Large scale agriculture is not the only way to feed a growing world population, US food activist Sandor Katz told a panel at the Ballymaloe Litfest yesterday.
“Less than one per cent of the US population is involved in the direct production of food,” he said. And this was a direct result of labour-saving large scale agriculture.
People have been sold the seductive idea that there is “no need to toil in the soil” he said. Instead we are “encouraged to think of ourselves primarily as consumers, which is an infantalising role”.
The panel included broadcaster Ella McSweeney, journalist Joanna Blythman, wine writer Tomás Clancy and Green Party local election candidate Seamus Sheridan. They talked about a strong "bottom-up" movement to reclaim the skills of food production and cooking.
Healthy food
A Cork teacher who runs a school garden asked if everyone could have access to healthy food or was it just for the middle classes.

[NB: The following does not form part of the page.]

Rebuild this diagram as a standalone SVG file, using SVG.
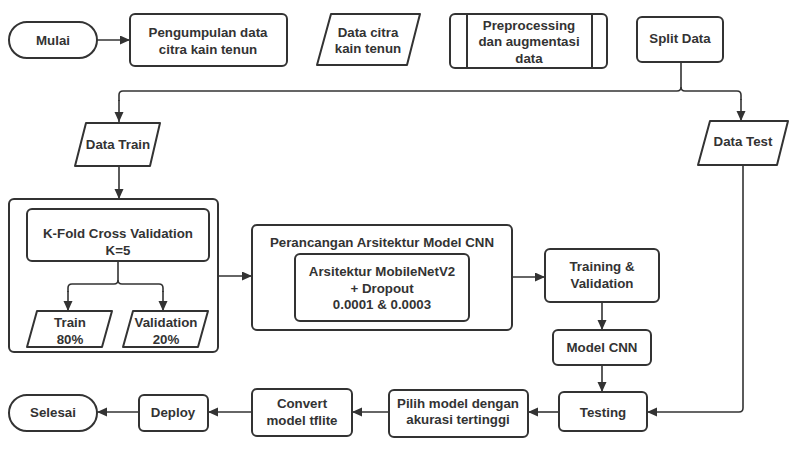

The discussion on the politics of food was one of the last events in three days of workshops, panels and demonstrations. The organisers estimated crowds were up marginally on last year’s 8,000 visitors, helped by great weather on Saturday.
One of the visitors, Australian Wendy Fogarty, said she met Darina Allen years ago through Slow Food Ireland. "Being Australian and living in the UK, I get the impression that there's much more grassroot support in Ireland for people doing a good thing."
On Saturday, Danish chef Rene Redzepi and Guardian gardening writer Alys Fowler led a forage for wild food around the gardens. Fowler pointed out plants that were delicious and ones that were "entirely poisonous".
Preparation
Redzepi talked about the preparation of seeds, leaves, stems and roots at his Noma restaurant, such as wild garlic seeds that are salted for a month and pickled in apple balsamic to make them taste like garlic-flavoured capers.
At a discussion on forgotten skills, chef Ben Reade of the Nordic Food Lab said one of the most important things about tradition was that "culture is evolving . . . To keep traditions alive the best thing to do might be to play with that tradition." Reade said manufacturers could legally describe a substance metabolised from crude oil as a "natural flavouring". But he said biotech could be put to good use in the kitchen.